I am a Melburnian. I have worked in Carlton for seven years. Most of the members of the Carlton Crew were familiar to me, although I have never met any of them. Alphonse Gangitano was often referred to as the Robert de Niro of the Lygon Street – not after the actor, whatever his real personality is, but after the characters he played in films like Goodfellas and Godfather Part 2. It was obvious to all that have known him that Gangitano was imitating art and this was true for the rest of the so called "crew". On the other side of the non-existent proverbial fence were the suburban kids that had not known a life without violence – Dino, Benji, Carl… Melbourne has been mentioned more than once in the past decade as the 'most livable city in the world. It cannot be too far from the truth. It has the most of the charms of the best cities of the globe – from New York to Paris to Barcelona – without their accompanying woes. It also has a dark side, as dark as anything that you would find in Detroit, Marseilles, or Bangkok. Between 1994 and 2005, this alter ego of the city crept into surface of the cultured, intellectual and tolerant Melbourne. True to the title of Bugsy Siegel's biography 'they only killed their own' (mostly) but they did in broad daylight, in front of children, suburban mothers and 'more than innocent'bystanders. One of the safest cities in the world was suddenly in the spotlight as one of the most violent until the forces of the light (played by the detectives of Purana task force) put a stop to it.

What we know is that most of these hard men who lived as if there was no law, no rules, no morals and no tomorrow, also lived life as if they were actors in a movie.
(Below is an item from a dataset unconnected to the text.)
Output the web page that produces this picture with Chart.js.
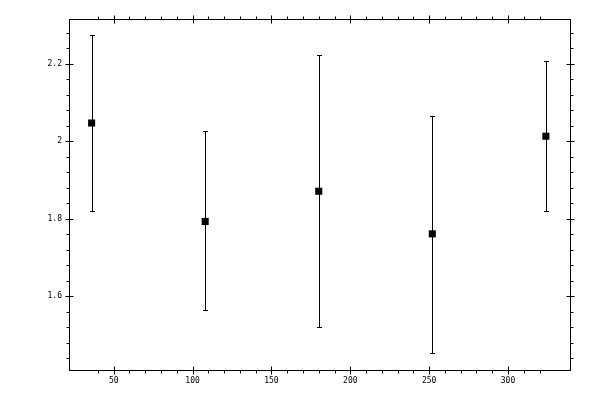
<!DOCTYPE html>
<html>
<head>
<meta charset="utf-8">
<script src="https://cdn.jsdelivr.net/npm/chart.js@4/dist/chart.umd.min.js"></script>
<style>
html,body{margin:0;padding:0;background:#fff;}
#wrap{width:600px;height:400px;}
</style>
</head>
<body>
<div id="wrap"><canvas id="c" width="600" height="400"></canvas></div>
<script>
const xValues = [36, 108, 180, 252, 324];
const yValues = [2.047, 1.793, 1.871, 1.761, 2.013];
const yLow = [1.819, 1.564, 1.521, 1.453, 1.819];
const yHigh = [2.274, 2.026, 2.222, 2.066, 2.206];
const xRange = [21.66, 339.3];
const yRange = [1.4097, 2.3154];
const xStep = 10, xLabelStep = 50;
const yStep = 0.04, yLabelStep = 0.2;

function isMult(v, s){ const r = v / s; return Math.abs(r - Math.round(r)) < 1e-6; }

const errorBars = {
  id: 'errorBars',
  beforeDatasetsDraw(chart){
    const {ctx, scales:{x, y}} = chart;
    ctx.save();
    ctx.strokeStyle = '#000';
    ctx.lineWidth = 1;
    for (let i = 0; i < xValues.length; i++){
      const px = Math.round(x.getPixelForValue(xValues[i])) + 0.5;
      const pl = Math.round(y.getPixelForValue(yLow[i])) + 0.5;
      const ph = Math.round(y.getPixelForValue(yHigh[i])) + 0.5;
      ctx.beginPath();
      ctx.moveTo(px, pl); ctx.lineTo(px, ph);
      ctx.moveTo(px - 2.5, pl); ctx.lineTo(px + 2.5, pl);
      ctx.moveTo(px - 2.5, ph); ctx.lineTo(px + 2.5, ph);
      ctx.stroke();
    }
    ctx.restore();
  }
};

const frame = {
  id: 'frame',
  afterDraw(chart){
    const {ctx, chartArea:a, scales:{x, y}} = chart;
    const L = Math.round(a.left) + 0.5, R = Math.round(a.right) + 0.5;
    const T = Math.round(a.top) + 0.5, B = Math.round(a.bottom) + 0.5;
    ctx.save();
    ctx.strokeStyle = '#000';
    ctx.lineWidth = 1;
    ctx.strokeRect(L, T, R - L, B - T);
    ctx.beginPath();
    x.ticks.forEach(t => {
      if (!isMult(t.value, xStep)) return;
      const major = isMult(t.value, xLabelStep);
      const px = Math.round(x.getPixelForValue(t.value)) + 0.5;
      const out = major ? 4 : 3, inn = major ? 4 : 0;
      ctx.moveTo(px, B + out); ctx.lineTo(px, B - inn);
      ctx.moveTo(px, T - out); ctx.lineTo(px, T + inn);
    });
    y.ticks.forEach(t => {
      if (!isMult(t.value, yStep)) return;
      const major = isMult(t.value, yLabelStep);
      const py = Math.round(y.getPixelForValue(t.value)) + 0.5;
      const out = major ? 4 : 3, inn = major ? 4 : 0;
      ctx.moveTo(L - out, py); ctx.lineTo(L + inn, py);
      ctx.moveTo(R + out, py); ctx.lineTo(R - inn, py);
    });
    ctx.stroke();
    ctx.restore();
  }
};

Chart.defaults.font.family = "'DejaVu Sans Mono', monospace";
Chart.defaults.font.size = 8;
Chart.defaults.color = '#000';

new Chart(document.getElementById('c'), {
  type: 'scatter',
  data: {
    datasets: [{
      data: xValues.map((v, i) => ({x: v, y: yValues[i]})),
      pointStyle: 'rect',
      pointRadius: 5,
      pointBackgroundColor: '#000',
      pointBorderWidth: 0,
      showLine: false
    }]
  },
  options: {
    responsive: false,
    animation: false,
    devicePixelRatio: 1,
    layout: {padding: {top: 19, right: 30, left: 0, bottom: 0}},
    plugins: {legend: {display: false}, tooltip: {enabled: false}},
    scales: {
      x: {
        type: 'linear',
        min: xRange[0], max: xRange[1],
        grid: {display: false, drawTicks: false},
        border: {display: false},
        ticks: {
          stepSize: xStep, maxTicksLimit: 1000, autoSkip: false, maxRotation: 0,
          padding: 6,
          callback: v => isMult(v, xLabelStep) ? String(Math.round(v)) : ''
        },
        afterFit(s){ s.height = 30; }
      },
      y: {
        type: 'linear',
        min: yRange[0], max: yRange[1],
        grid: {display: false, drawTicks: false},
        border: {display: false},
        ticks: {
          stepSize: yStep, maxTicksLimit: 1000, autoSkip: false,
          padding: 7,
          callback: v => isMult(v, yLabelStep) ? String(Number(v.toFixed(2))) : ''
        },
        afterFit(s){ s.width = 69; }
      }
    }
  },
  plugins: [errorBars, frame]
});
</script>
</body>
</html>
The news footage of the funerals (and there were more than two dozen of them) could as well have been taken from the episodes of Sopranos. They idolized the likes of the fictional characters in films such as Reservoir Dogs, Pulp Fiction, Goodfellas, Godfather trilogy, and Sopranos, because this is what drug dealers, bank robbers and career killers do between 'jobs', workouts and fornication: They watch films. It was life imitating art imitating life. Those, like me, who watched the whole scene unfolding in front of them (I used to live in the apartment building that was 200 metres from the club where Lewis Moran met his end) with a fascination bordering on the perverse, wondered about the price of real freedom. Were these men really evil or were they simply more courageous than the rest of us? Perhaps, they were both… My middle-class friends looked at me with expressions ranging from surprise to disgust when I posed the question to them, only half joking.

Underbelly is a flawed series in a number of ways. Producers' insistence on choosing actors both with local popularity and a striking resemblance to their real-life counterparts takes its toll on the quality of the acting. It is, to say the least, uneven. So are the scripts… Way too much emphasis on fornication, after the point is well made, and too much pondering on the popular taste formed by our, now world-famous, serials: Neighbours and Home and Away.

Let me assure the viewers foreign to the current affairs of fair Melbourne: All the public incidents in these series have really happened and their recreation is eerily similar to reality.